Empathy is generally regarded as the ability to read the feelings of others and to take on their perspective, that is, the ability to feel into another’s experience. While, for a long time, this affective form of knowledge was exclusively ascribed to the sensibility of human subjects, recent art and media discourses increasingly revolve around the so-called empathy machine as well as empathic machines. On the one hand, this refers to media aesthetics that are intended to enable a sensorial access to other, at times more-than-human modes of perception, and on the other hand, to emotion-sensitive devices and programs that position themselves as sensitive companions for their human users. And it is not merely the most recent developments in immersive media and affective technologies that have framed empathy as a type of media operation: Cognitive research conducted in 19th and 20th centuries had already elevated the ability to empathise to a category of scientific examination, while the “discovery of mirror neurons” in the 1990s ultimately handed empathy over to the field of technological addressability and the logics of quantification.
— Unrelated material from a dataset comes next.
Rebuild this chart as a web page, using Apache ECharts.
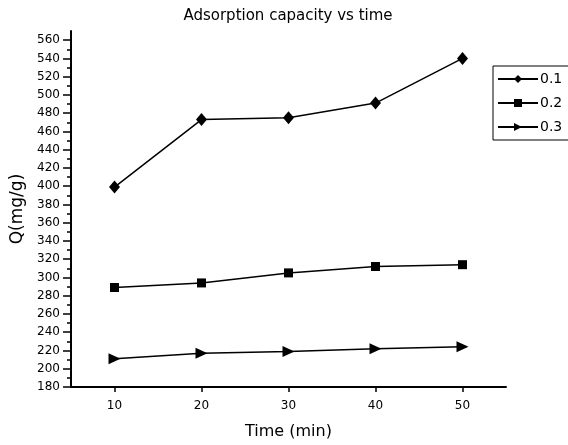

Hence, in Western scientific history, empathy – as an “affective technology for knowing the other” (Carolyn Pedwell) – is increasingly associated with the media operations of connecting, synchronizing and transmitting, which in turn render problematic moments of separation, of being out of sync or of non-understanding. This dissertation project intends to examine this techno-logical conception of “Einfühlung” with regard to its effects on the “cultural politics” (Sara Ahmed) of empathy. As indicated by post- and decolonial writings concerned with the relation of empathy and alterity, current understandings of empathy prove to be deeply problematic both in their function of overcoming difference as well as constituting it. Therefore, one of the dissertation’s central concerns is to look at both the history and continuities of the conceptions of empathy that have privileged smooth transition and access into “foreign experience” (Edith Stein) over more complex and resistant relationalities, having made empathy so compatible with the affective politics and economies of late capitalism.


Brief Bio
Vanessa Oberin, born in 1988, studied art history and English at the HBK and TU Braunschweig as well as a master's degree in European media studies at the University of Potsdam, which she completed in 2018 with a thesis on touch and media technologies. Since the winter of 2018, she has been a doctoral student at the research group SENSING: The Knowledge of Sensitive Media at ZeM. Her research interests include media aesthetics, body and affect theories, media art, as well as feminist and post-/decolonial perspectives onto these topics.